The scaling of Metal-Oxide-Semiconductor (MOS) or Metal-Insulator-Semiconductor (MIS) transistor devices has reached a point where the length of the gate electrode is only a few tens of nanometers. Requirements for the source/drain extensions (the ultra-shallow junctions USJ) are mainly three-fold, i.e. very high activation (for end-of-the-roadmap devices above the solid solubility limit), ultra-shallow (towards less than 10 nm) and a very high lateral abruptness (1–2 nm/decade). The last one is also dictated by another requirement, the gate leakage level at the junction's overlap with the gate region. There is a trade-off between having no overlap for minimal gate leakage and enough overlap for optimal gate action on the junction. This trade-off is one of the major problems in scaling down the planar devices.
In U.S. Pat. No. 6,274,446 a method is described for the fabrication of a semiconductor device comprising abrupt source/drain extensions with controllable gate electrode overlap. The method comprises the steps of forming a gate structure on a semiconductor substrate, followed by forming an oxide layer on the gate and substrate. First, sidewall spacer regions are formed on the sides of the gate structure. Deep source/drain regions that do not overlap with the gate electrode are implanted in the semiconductor substrate. In order to create overlap, second spacer regions of silicon are formed on the sides of the sidewall spacer regions. Upper regions of the gate structure and the sidewall spacer regions are silicided in order to electrically connect them. Also portions of source/drain extension regions in the semiconductor substrate adjacent the gate structure are silicided.
A first disadvantage of the method described in the above document is the number of extra steps required, i.e. “extending” the gate electrode by means of depositing silicon side wall spacers, etching back the spacers and connecting the spacers to the body of the original gate electrode.
Another disadvantage of the above method is that by the inevitable presence of an oxide layer between the body of the gate electrode and the silicon sidewall spacers, the overall gate electrode is in fact a discontinuous body of material with deleterious effects on the properties thereof.
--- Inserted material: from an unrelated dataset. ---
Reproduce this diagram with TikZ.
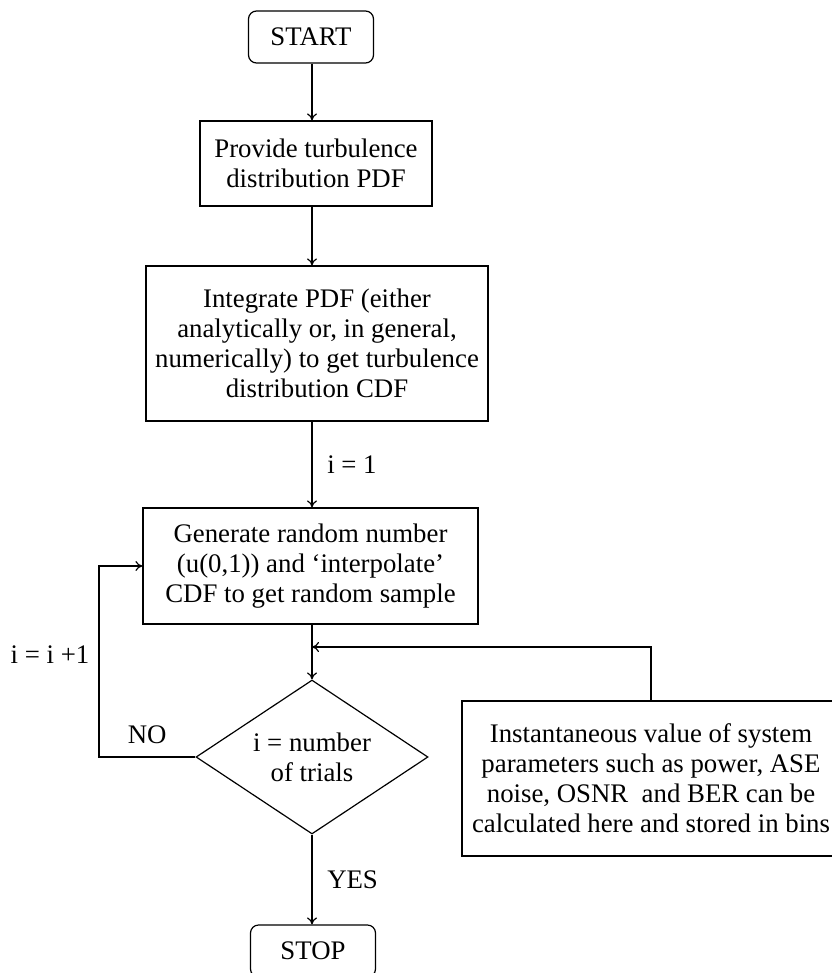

In EP 1 089 344 an insulated gate field effect transistor and a method of making the same are described. The device comprises a first gate insulating film, such as TiO2, which is formed on a channel region. A gate electrode is formed on the first gate insulating film. Source and drain regions are formed in a surface portion of a p-well region. The gate electrode is formed such that it may partially overlap the source/drain region. The TiO2 film is subjected to either isotropic or anisotropic etching so that a portion of the TiO2 film which lies on the source/drain region, may be removed, hereby forming a recess underneath the gate electrode.
In JP 11 163323 a semiconductor device comprising an insulating layer, a gate electrode and a source and drain is described. By adjusting the etching time of an etching process of the insulating layer, the overlap length between the gate electrode and the source and drain can be adjusted. Etching of the insulating layer is performed by wet chemical etching in a 0.3% HF solution.
A disadvantage of EP 1 089 344 and JP 11 163323 is that the etching process of the insulating layer can not be controlled very well. Nowadays, scaling down of electric and electronic devices plays a very important role in semiconductor processing. With the methods described in EP 1 089 344 and JP 11 163323 it will be difficult to form, in a controllable way, shallow recesses in devices having small dimensions.